‘Democracy Now!’ co-host considers nature of suicidal murder
Jack Lyons | Friday, March 1, 2019
Nermeen Shaikh, co-host of the independent news hour “Democracy Now!” and global lecturer, considered what motivates individuals to commit acts of violence in a lecture titled “On Suicidal Murder” delivered Thursday at the Hesburgh Center for International Studies. The event was organized by the Kroc Institute for International Peace Studies.
Shaikh compared suicidal murder to other types of violence and considered why suicide bombing often evokes more horror, even though the acts can be equally deadly. She contemplated what characterizes a suicide bombing, searching for what attribute makes it more heinous than other forms of violence, asking the audience to consider techniques employed by militaries in the War on Terror.

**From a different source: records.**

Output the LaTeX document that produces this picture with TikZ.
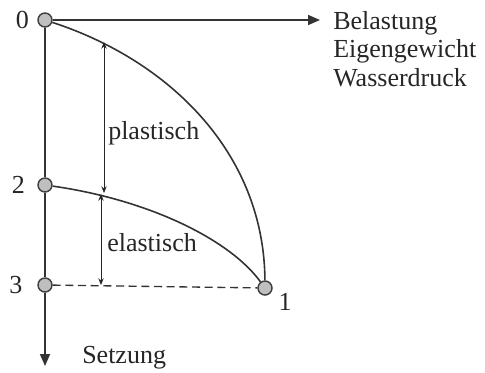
\documentclass[tikz,border=0pt]{standalone}
\usepackage{fontspec}
\setmainfont{Liberation Serif}
\usetikzlibrary{arrows.meta, positioning}

\begin{document}
\begin{tikzpicture}[
    x=0.75pt, y=-0.75pt,
    knot/.style={circle, draw=black!75, fill=black!25, line width=1.1pt, minimum size=10.5pt, inner sep=0pt},
    line/.style={line width=1.2pt, draw=black!80},
    arr/.style={line, -{Triangle[length=9pt, width=7.5pt]}},
    dbl/.style={{Stealth[length=5pt, width=4pt]}-{Stealth[length=5pt, width=4pt]}, line width=0.75pt, draw=black!85},
    lbl/.style={font=\fontsize{19.5}{21.5}\selectfont, text=black!85, inner sep=0pt}
]
\useasboundingbox (0,0) rectangle (485,372);

% Points
\node[knot] (p0) at (45,20) {};
\node[knot] (p2) at (45,185) {};
\node[knot] (p3) at (45,285) {};
\node[knot] (p1) at (265,288) {};
\node[lbl, left=6pt of p0] (n0) {0};
\node[lbl, left=9pt of p2] (n2) {2};
\node[lbl, left=11pt of p3] (n3) {3};
\node[lbl, below right=0pt and 6pt of p1] (n1) {1};

% Axes
\coordinate (ex) at (320,20);
\coordinate (ey) at (45,366);
\draw[arr] (p0) -- (ex);
\draw[line] (p0) -- (p2) -- (p3);
\draw[arr] (p3) -- (ey);
\node[lbl, align=left, anchor=north west] (bel) at (333,11) {Belastung\\Eigengewicht\\Wasserdruck};
\node[lbl, anchor=base west] (setz) at (82,363) {Setzung};

% Curves
\draw[line] (p0) .. controls (168,60) and (264,152) .. (p1);
\draw[line] (p2) .. controls (150,200) and (230,240) .. (p1);
\draw[line, line width=1pt, dash pattern=on 6pt off 3.5pt] (p3) -- (p1);

% Plastic and elastic parts
\coordinate (c1) at (104,42);
\coordinate (c2) at (104,193);
\coordinate (c3) at (101,194);
\coordinate (c4) at (101,285);
\draw[dbl] (c1) -- (c2);
\draw[dbl] (c3) -- (c4);
\node[lbl, anchor=west] (pl) at (108,133) {plastisch};
\node[lbl, anchor=west] (el) at (107,243) {elastisch};
\end{tikzpicture}
\end{document}
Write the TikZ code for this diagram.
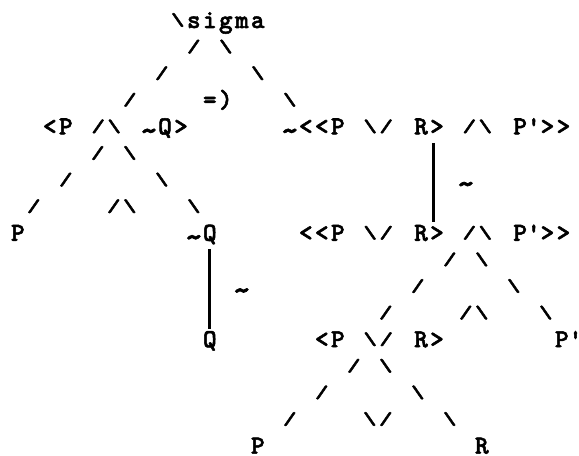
\documentclass[tikz,border=0pt]{standalone}
\usepackage{fontspec}
\usepackage{graphicx}
\newfontfamily\asc{lmmonolt10-bold.otf}[Ligatures=TeXOff, FakeBold=2, LetterSpace=9.04, WordSpace=1.1722]
\usepackage{tikz}
\newcommand\cellbox[1]{\makebox[16pt][l]{\makebox[13.65pt][c]{#1}}}
\newcommand\bsl{\cellbox{\raisebox{2.5pt}{\scalebox{1}[0.69]{\textbackslash}}}}
\newcommand\fsl{\cellbox{\raisebox{2.5pt}{\scalebox{1}[0.69]{/}}}}
\newcommand\tld{\cellbox{\raisebox{-6pt}{\scalebox{1.4}[1.2]{\textasciitilde}}}}
\newcommand\apos{\textquotesingle}

\begin{document}
\begin{tikzpicture}[x=16pt, y=-26.6pt, every node/.style={anchor=base west, inner sep=0pt, outer sep=0pt, font=\asc\fontsize{26}{28}\selectfont}]
\useasboundingbox (-0.6875,-1.0526) rectangle (35.5,16.053);

\node (sigma) at (10,0) {\bsl sigma};
\node (e1) at (11,1) {\fsl};
\node (e2) at (13,1) {\bsl};
\node (e3) at (9,2) {\fsl};
\node (e4) at (15,2) {\bsl};
\node (e5) at (7,3) {\fsl};
\node (eq) at (12,3) {=)};
\node (e6) at (17,3) {\bsl};

\node (conj) at (2,4) {<P \fsl\bsl{} \tld Q>};
\node (negr) at (17,4) {\tld<<P \bsl\fsl{} R> \fsl\bsl{} P\apos>>};
\node (e7) at (5,5) {\fsl};
\node (e8) at (7,5) {\bsl};
\node (e9) at (3,6) {\fsl};
\node (e10) at (9,6) {\bsl};
\node (tl1) at (28,6) {\tld};
\node (e11) at (1,7) {\fsl};
\node (e12) at (6,7) {\fsl\bsl};
\node (e13) at (11,7) {\bsl};

\node (p1) at (0,8) {P};
\node (negq) at (11,8) {\tld Q};
\node (orpp) at (18,8) {<<P \bsl\fsl{} R> \fsl\bsl{} P\apos>>};
\node (e14) at (27,9) {\fsl};
\node (e15) at (29,9) {\bsl};
\node (tl2) at (14,10) {\tld};
\node (e16) at (25,10) {\fsl};
\node (e17) at (31,10) {\bsl};
\node (e18) at (23,11) {\fsl};
\node (e19) at (28,11) {\fsl\bsl};
\node (e20) at (33,11) {\bsl};

\node (q) at (12,12) {Q};
\node (disj) at (19,12) {<P \bsl\fsl{} R>};
\node (pp) at (34,12) {P\apos};
\node (e21) at (21,13) {\fsl};
\node (e22) at (23,13) {\bsl};
\node (e23) at (19,14) {\fsl};
\node (e24) at (25,14) {\bsl};
\node (e25) at (17,15) {\fsl};
\node (e26) at (22,15) {\bsl\fsl};
\node (e27) at (27,15) {\bsl};
\node (p2) at (15,16) {P};
\node (r) at (29,16) {R};

\coordinate (bar1) at (26.4,0);
\coordinate (bar2) at (12.4,0);
\draw[line width=2.4pt, shorten <=8.5pt, shorten >=18.5pt] (negr.base -| bar1) -- (orpp.base -| bar1);
\draw[line width=2.4pt, shorten <=8.5pt, shorten >=18.5pt] (negq.base -| bar2) -- (q.base -| bar2);
\end{tikzpicture}
\end{document}
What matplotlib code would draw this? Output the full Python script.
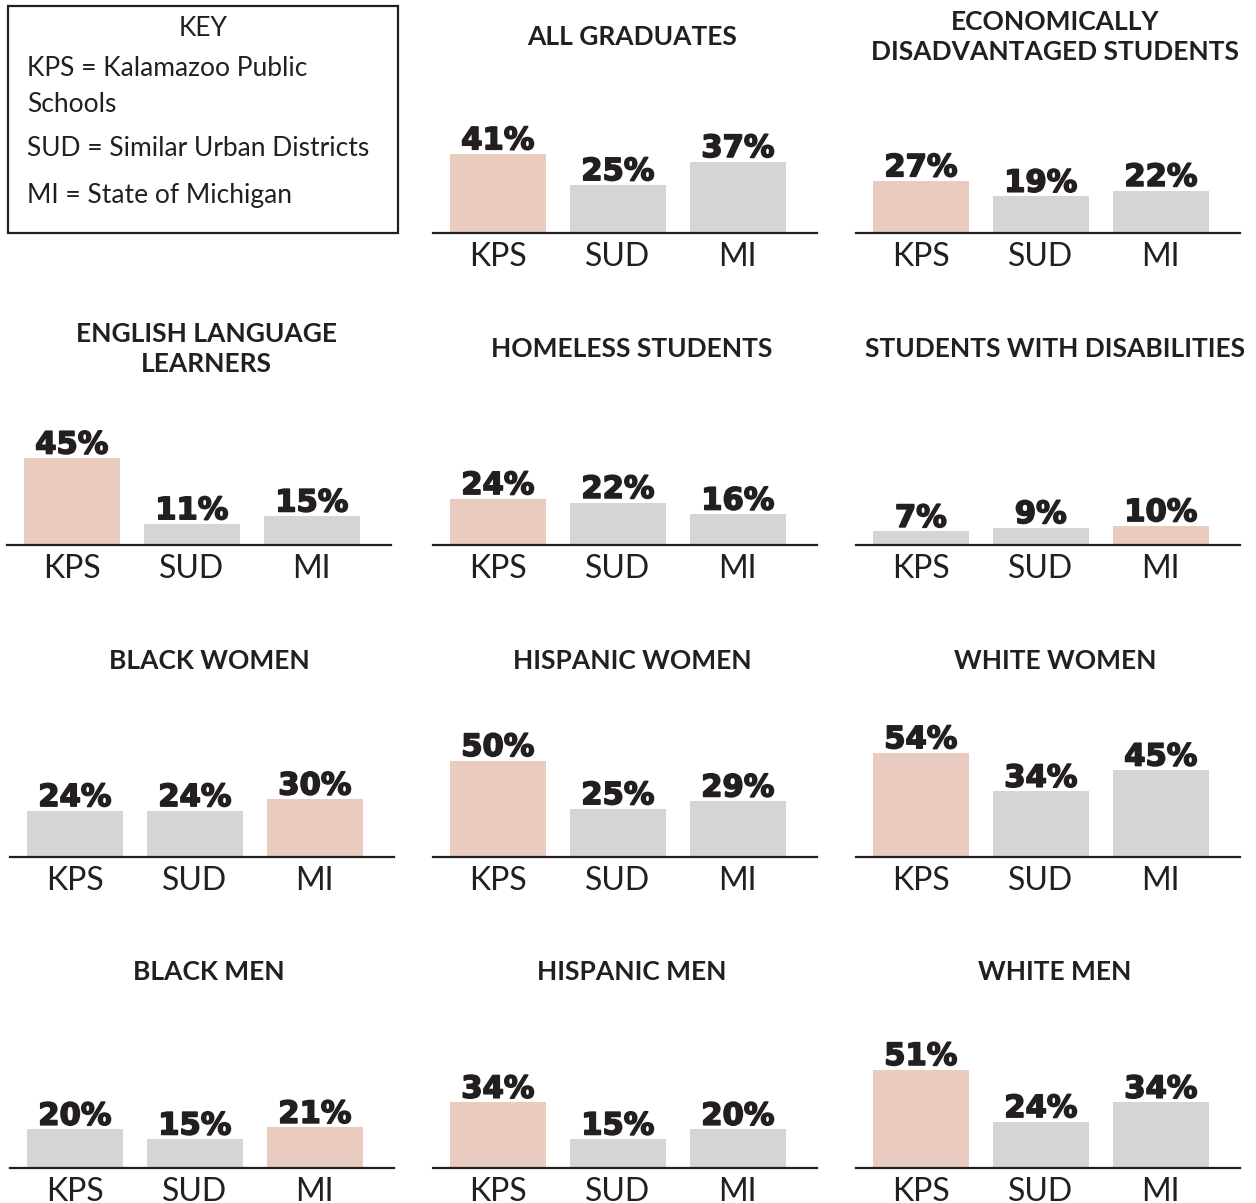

“Might it be true that a suicide bombing is more brutal than decimating a body with machine gun fire, or suddenly incinerating it with a remote-controlled drone, or burning and lacerating it with a barrel bomb, or even simply letting it starve to death?”
While addressing the senselessness of suicide bombings, which often harm civilians, Shaikh noted modern militaries sometimes operate with similar rules regarding the loss of innocent lives in collateral deaths. Shaikh said she challenges casualties, despite militaries holding them as unintentional.
“That does not make them less dead, only less intentionally dead,” she said.
For Shaikh, both suicide bombings and other methods of counterterrorism are symptoms of a broader global issue. Citing the French West Indian intellectual Frantz Fanon, she lamented the use of violence for political gain.
“The contemporary world is steeped in an insidious and widespread violence,” she said. “Now there exists a state where violence is the only language anyone understands.”
Quoting the psychoanalyst and essayist Adam Phillips, Shaikh said all humans have an innate desire to “be aggressive enough to be able to protect the people that [they] love.”
Shaikh suggested both suicide bombers and militaries act on this instinct when they commit acts of violence, but each does so in a markedly different way.
“Not everyone has tanks or airplanes, but everybody feels the impulse to do something like what planes and airplanes would do, because they have to do something,” she said.
Unable to match the tanks or airplanes, suicide bombers resort to using their bodies as a weapon, Shaikh said. She said what individuals often consider most appalling about suicide bombing is its deeply intimate nature.
“What does it say about the killer who can look his victims in the face and die alongside them, his body often entwined with theirs? What are we to make of his, and it is almost always his, willingness to die in the very act of murder?”